Goal ▸
Write out each line exactly as given. Leave the pictures out of your copy.

Recorded information ▸
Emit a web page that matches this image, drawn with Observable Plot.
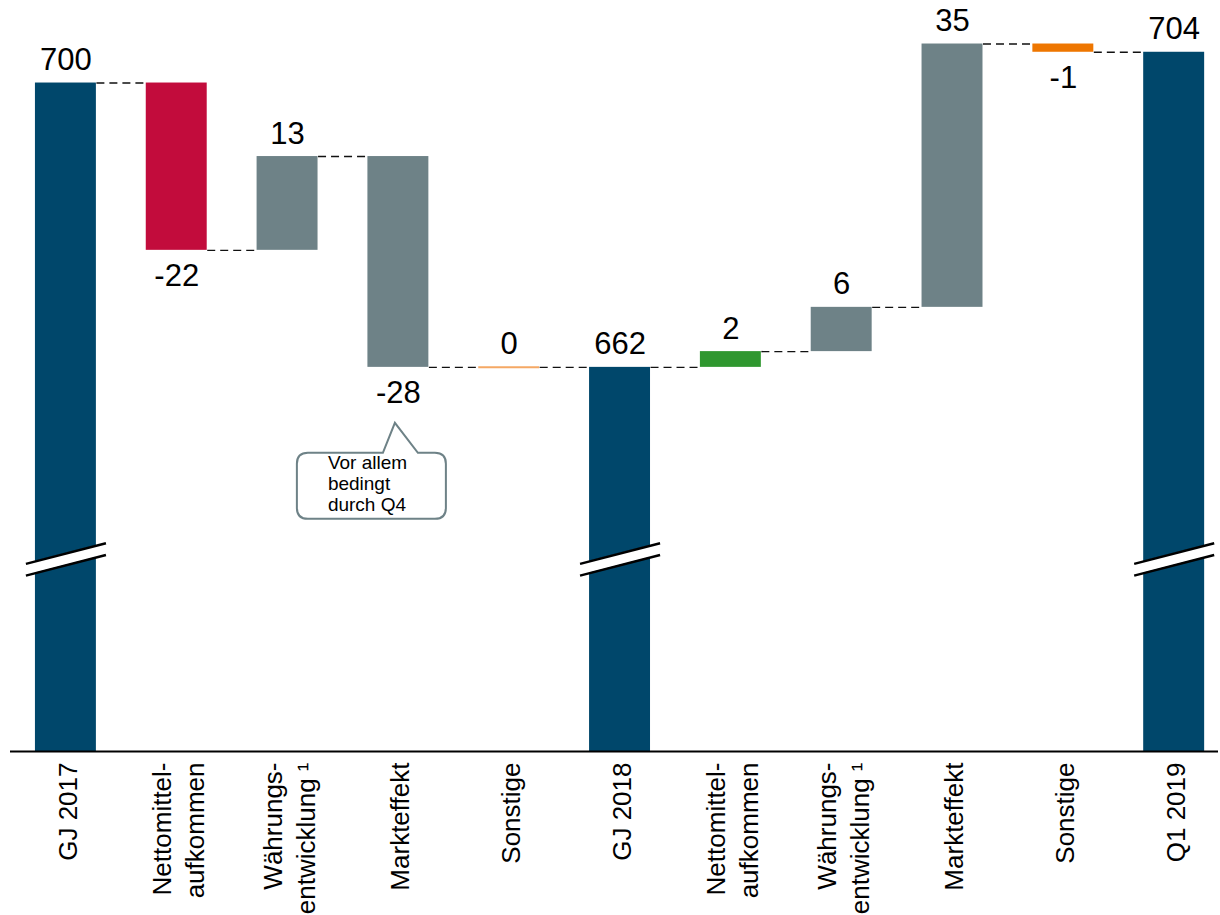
<!DOCTYPE html>
<html><head><meta charset="utf-8">
<script src="https://cdn.jsdelivr.net/npm/d3@7"></script>
<script src="https://cdn.jsdelivr.net/npm/@observablehq/plot@0.6"></script>
<style>
body{margin:0;background:#fff;}
#chart svg{display:block;}
</style></head><body><div id="chart"></div>
<script>
// ---- data ----
const labels = ["GJ 2017","Nettomittel-\naufkommen","Währungs-\nentwicklung ¹","Markteffekt","Sonstige","GJ 2018","Nettomittel-\naufkommen","Währungs-\nentwicklung ¹","Markteffekt","Sonstige","Q1 2019"];
const kinds = ["total","delta","delta","delta","delta","total","delta","delta","delta","delta","total"];
const values = [700.0, -22.3, 12.5, -28.1, 0, 662.1, 2.1, 5.9, 35.1, -1.1, 704.1];
const valueLabels = ["700","-22","13","-28","0","662","2","6","35","-1","704"];
const barColors = ["#00476b","#c20c3c","#6e8287","#6e8287","#f5a864","#00476b","#2f972f","#6e8287","#6e8287","#ee7600","#00476b"];
const axisBase = 610.9;    // broken (truncated) value axis starts here
const axisTop = 711.0;
const breakValue = 636.5;  // where the break marks cross the total bars
const calloutIndex = 3;
const calloutLines = ["Vor allem","bedingt","durch Q4"];

// ---- derived table ----
let run = 0;
const rows = labels.map((label, i) => {
  let y1, y2;
  if (kinds[i] === "total") { y1 = axisBase; y2 = values[i]; run = values[i]; }
  else { y1 = run; y2 = run + values[i]; run = y2; }
  return {i, label, kind: kinds[i], value: values[i], text: valueLabels[i], color: barColors[i],
          y1, y2, top: Math.max(y1, y2), bottom: Math.min(y1, y2), level: run};
});
const hw = 0.275;   // half bar width (in category units)
const bw = 0.361;   // half width of break marks
const connectors = rows.slice(0, -1).map(d => ({i: d.i, level: d.level}));
const breaks = rows.filter(d => d.kind === "total");
const breakArea = breaks.flatMap(d => [
  {g: d.i, x: d.i - bw, lo: breakValue - 0.78 - 1.373, hi: breakValue + 0.78 - 1.373},
  {g: d.i, x: d.i + bw, lo: breakValue - 0.78 + 1.373, hi: breakValue + 0.78 + 1.373}
]);
const breakLines = breaks.flatMap(d => [-0.78, 0.78].map(o => ({i: d.i, a: breakValue + o - 1.373, b: breakValue + o + 1.373})));

const font = "'Liberation Sans', Arial, sans-serif";

const plot = Plot.plot({
  width: 1220, height: 915,
  marginLeft: 10, marginRight: 2, marginTop: 0, marginBottom: 164,
  style: {fontFamily: font, background: "#fff", color: "#000"},
  x: {domain: [-0.5, 10.4], axis: null},
  y: {domain: [axisBase, axisTop], axis: null},
  color: {type: "identity"},
  marks: [
    Plot.rect(rows.filter(d => d.y1 !== d.y2), {x1: d => d.i - hw, x2: d => d.i + hw, y1: "y1", y2: "y2", fill: "color"}),
    Plot.ruleY(rows.filter(d => d.y1 === d.y2), {x1: d => d.i - hw, x2: d => d.i + hw, y: "y1", stroke: "color", strokeWidth: 2}),
    Plot.areaY(breakArea, {x: "x", y1: "lo", y2: "hi", z: "g", fill: "#fff"}),
    Plot.link(breakLines, {x1: d => d.i - bw, x2: d => d.i + bw, y1: "a", y2: "b", stroke: "#000", strokeWidth: 2.5}),
    Plot.link(connectors, {x1: d => d.i + hw, x2: d => d.i + 1 - hw, y1: "level", y2: "level", stroke: "#111", strokeWidth: 1.4, strokeDasharray: "8,5"}),
    Plot.ruleY([axisBase], {stroke: "#000", strokeWidth: 2}),
    Plot.text(rows.filter(d => d.value >= 0), {x: "i", y: "top", text: "text", lineAnchor: "bottom", dy: -13, fontSize: 31, fill: "#000"}),
    Plot.text(rows.filter(d => d.value < 0), {x: "i", y: "bottom", text: "text", lineAnchor: "top", dy: 13.5, fontSize: 31, fill: "#000"}),
    Plot.text(rows, {x: "i", y: () => axisBase, text: "label", rotate: -90, textAnchor: "end", lineAnchor: "middle", dy: 11, lineHeight: 1.28, fontSize: 26, fill: "#000"})
  ]
});
document.getElementById("chart").appendChild(plot);

// ---- callout bubble anchored to the Markteffekt bar via the plot's scales ----
const sx = plot.scale("x"), sy = plot.scale("y");
const ax = sx.apply(calloutIndex) - 3;
const ay = sy.apply(rows[calloutIndex].bottom) + 56;
const L = ax - 98, R = ax + 51, T = ay + 30, B = ay + 96, r = 11, pl = ax - 12, pr = ax + 23;
const svg = d3.select(plot);
const g = svg.append("g");
g.append("path")
  .attr("d", `M${L + r},${T}L${pl},${T}L${ax},${ay}L${pr},${T}L${R - r},${T}Q${R},${T} ${R},${T + r}L${R},${B - r}Q${R},${B} ${R - r},${B}L${L + r},${B}Q${L},${B} ${L},${B - r}L${L},${T + r}Q${L},${T} ${L + r},${T}Z`)
  .attr("fill", "#fff").attr("stroke", "#6e8287").attr("stroke-width", 2);
g.append("text")
  .attr("font-family", font).attr("font-size", 19).attr("fill", "#000").attr("text-anchor", "start")
  .selectAll("tspan").data(calloutLines).join("tspan")
  .attr("x", ax - 67).attr("y", (d, k) => ay + 46 + k * 21).text(d => d);
</script>
</body></html>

Response to this task ▸
Emit a web page that matches this image, drawn with Observable Plot.
<!DOCTYPE html>
<html><head><meta charset="utf-8">
<script src="https://cdn.jsdelivr.net/npm/d3@7"></script>
<script src="https://cdn.jsdelivr.net/npm/@observablehq/plot@0.6"></script>
<style>
body{margin:0;background:#fff;}
#chart svg{display:block;}
</style></head><body><div id="chart"></div>
<script>
// ---- data ----
const labels = ["GJ 2017","Nettomittel-\naufkommen","Währungs-\nentwicklung ¹","Markteffekt","Sonstige","GJ 2018","Nettomittel-\naufkommen","Währungs-\nentwicklung ¹","Markteffekt","Sonstige","Q1 2019"];
const kinds = ["total","delta","delta","delta","delta","total","delta","delta","delta","delta","total"];
const values = [700.0, -22.3, 12.5, -28.1, 0, 662.1, 2.1, 5.9, 35.1, -1.1, 704.1];
const valueLabels = ["700","-22","13","-28","0","662","2","6","35","-1","704"];
const barColors = ["#00476b","#c20c3c","#6e8287","#6e8287","#f5a864","#00476b","#2f972f","#6e8287","#6e8287","#ee7600","#00476b"];
const axisBase = 610.9;    // broken (truncated) value axis starts here
const axisTop = 711.0;
const breakValue = 636.5;  // where the break marks cross the total bars
const calloutIndex = 3;
const calloutLines = ["Vor allem","bedingt","durch Q4"];

// ---- derived table ----
let run = 0;
const rows = labels.map((label, i) => {
  let y1, y2;
  if (kinds[i] === "total") { y1 = axisBase; y2 = values[i]; run = values[i]; }
  else { y1 = run; y2 = run + values[i]; run = y2; }
  return {i, label, kind: kinds[i], value: values[i], text: valueLabels[i], color: barColors[i],
          y1, y2, top: Math.max(y1, y2), bottom: Math.min(y1, y2), level: run};
});
const hw = 0.275;   // half bar width (in category units)
const bw = 0.361;   // half width of break marks
const connectors = rows.slice(0, -1).map(d => ({i: d.i, level: d.level}));
const breaks = rows.filter(d => d.kind === "total");
const breakArea = breaks.flatMap(d => [
  {g: d.i, x: d.i - bw, lo: breakValue - 0.78 - 1.373, hi: breakValue + 0.78 - 1.373},
  {g: d.i, x: d.i + bw, lo: breakValue - 0.78 + 1.373, hi: breakValue + 0.78 + 1.373}
]);
const breakLines = breaks.flatMap(d => [-0.78, 0.78].map(o => ({i: d.i, a: breakValue + o - 1.373, b: breakValue + o + 1.373})));

const font = "'Liberation Sans', Arial, sans-serif";

const plot = Plot.plot({
  width: 1220, height: 915,
  marginLeft: 10, marginRight: 2, marginTop: 0, marginBottom: 164,
  style: {fontFamily: font, background: "#fff", color: "#000"},
  x: {domain: [-0.5, 10.4], axis: null},
  y: {domain: [axisBase, axisTop], axis: null},
  color: {type: "identity"},
  marks: [
    Plot.rect(rows.filter(d => d.y1 !== d.y2), {x1: d => d.i - hw, x2: d => d.i + hw, y1: "y1", y2: "y2", fill: "color"}),
    Plot.ruleY(rows.filter(d => d.y1 === d.y2), {x1: d => d.i - hw, x2: d => d.i + hw, y: "y1", stroke: "color", strokeWidth: 2}),
    Plot.areaY(breakArea, {x: "x", y1: "lo", y2: "hi", z: "g", fill: "#fff"}),
    Plot.link(breakLines, {x1: d => d.i - bw, x2: d => d.i + bw, y1: "a", y2: "b", stroke: "#000", strokeWidth: 2.5}),
    Plot.link(connectors, {x1: d => d.i + hw, x2: d => d.i + 1 - hw, y1: "level", y2: "level", stroke: "#111", strokeWidth: 1.4, strokeDasharray: "8,5"}),
    Plot.ruleY([axisBase], {stroke: "#000", strokeWidth: 2}),
    Plot.text(rows.filter(d => d.value >= 0), {x: "i", y: "top", text: "text", lineAnchor: "bottom", dy: -13, fontSize: 31, fill: "#000"}),
    Plot.text(rows.filter(d => d.value < 0), {x: "i", y: "bottom", text: "text", lineAnchor: "top", dy: 13.5, fontSize: 31, fill: "#000"}),
    Plot.text(rows, {x: "i", y: () => axisBase, text: "label", rotate: -90, textAnchor: "end", lineAnchor: "middle", dy: 11, lineHeight: 1.28, fontSize: 26, fill: "#000"})
  ]
});
document.getElementById("chart").appendChild(plot);

// ---- callout bubble anchored to the Markteffekt bar via the plot's scales ----
const sx = plot.scale("x"), sy = plot.scale("y");
const ax = sx.apply(calloutIndex) - 3;
const ay = sy.apply(rows[calloutIndex].bottom) + 56;
const L = ax - 98, R = ax + 51, T = ay + 30, B = ay + 96, r = 11, pl = ax - 12, pr = ax + 23;
const svg = d3.select(plot);
const g = svg.append("g");
g.append("path")
  .attr("d", `M${L + r},${T}L${pl},${T}L${ax},${ay}L${pr},${T}L${R - r},${T}Q${R},${T} ${R},${T + r}L${R},${B - r}Q${R},${B} ${R - r},${B}L${L + r},${B}Q${L},${B} ${L},${B - r}L${L},${T + r}Q${L},${T} ${L + r},${T}Z`)
  .attr("fill", "#fff").attr("stroke", "#6e8287").attr("stroke-width", 2);
g.append("text")
  .attr("font-family", font).attr("font-size", 19).attr("fill", "#000").attr("text-anchor", "start")
  .selectAll("tspan").data(calloutLines).join("tspan")
  .attr("x", ax - 67).attr("y", (d, k) => ay + 46 + k * 21).text(d => d);
</script>
</body></html>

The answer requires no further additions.